Reno Announcement Expected
  • Former U.S. Attorney General Janet Reno today "will file paperwork to enable her to raise money for the gubernatorial bid," and she "said she plans to announce today whether she would seek the office," AP reports.
  • "Reno's high-profile status in Florida would make her an immediate front-runner in the Democratic primary," but polls show that "she may have trouble defeating" Gov. Jeb Bush (R), "whose active, behind-the-scenes involvement in the recount battle that gave his brother the presidency last year makes him one of the leading Democratic targets in 2002," the Washington Post reports.
  • "With the backing of much of the Democratic Party's leadership establishment," businessman Tony Sanchez "plans formally to announce his candidacy" for governor of Texas today, the Houston Chronicle reports..
  • Illinois Lt. Gov. Corinne Wood (R) "will announce a bid for governor Sunday afternoon, setting up a three-way brawl in what will be the biggest GOP primary in decades," the Chicago Sun-Times reports.
  • Winning the GOP nomination for California governor is "a task that may be rougher than some think" for former Los Angeles Mayor Richard Riordan, due to his "accommodating stance on touchy issues such as gun control, gay rights and abortion," the Los Angeles Times reports.
More Ads In Mass. 09
  • Democratic candidates for the Massachusetts 09 special election "spent Labor Day courting votes and trading barbs over increasingly negative television commercials," AP reports.
  • State Sen. Stephen Lynch (D) "has decided to bring out the heavy artillery in the 9th District special primary: an emotional new ad highlighting Lynch's donation of part of his liver to his brother-in-law," the Boston Globe reports.
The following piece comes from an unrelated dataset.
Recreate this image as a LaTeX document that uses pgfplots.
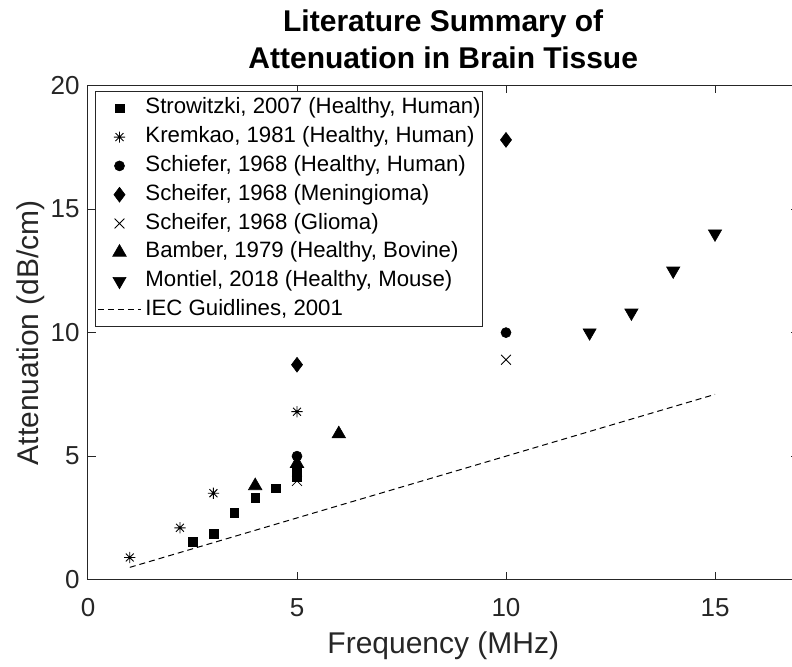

  • Even as "Lynch pivots toward the middle on gun control, his past record haunts him," the Boston Globe reports.
In The States
  • "Fifty-two Cuban immigrants who said they paid smugglers $8,000 each came ashore in southern Florida over the Labor Day weekend," AP reports.
  • Californians' energy consumption dropped 6.5 percent in August, the Sacramento Bee reports.
  • "Just two days after a 10-year-old boy was killed in a shark attack off the Virginia coast," a couple in North Carolina was attacked by a shark, "leaving the man dead and the woman in critical condition," the Raleigh News & Observer reports.
Names In The News
  • Former Vice President Al Gore said Monday "he is uncertain about whether he will run again for the presidency in 2004," Reuters reports. At a rally to help Minneapolis Mayor Sharon Sayles Belton win a third term, Gore told Democrats: "I don't know what I'm going to do in the future."
  • Robert Mueller takes over as head of the FBI today, AP reports.
  • Sen. Kay Bailey Hutchison, R-Texas, and her "husband Ray, 68, confirmed Friday they have finalized the adoption of a 4-month-old daughter, Kathryn Bailey Hutchison," the Houston Chronicle reports.
  • "Elián González's father Monday denied reports that his 7-year-old son would go to New York this month for a UN conference dealing with the plight of children," the Chicago Tribune reports.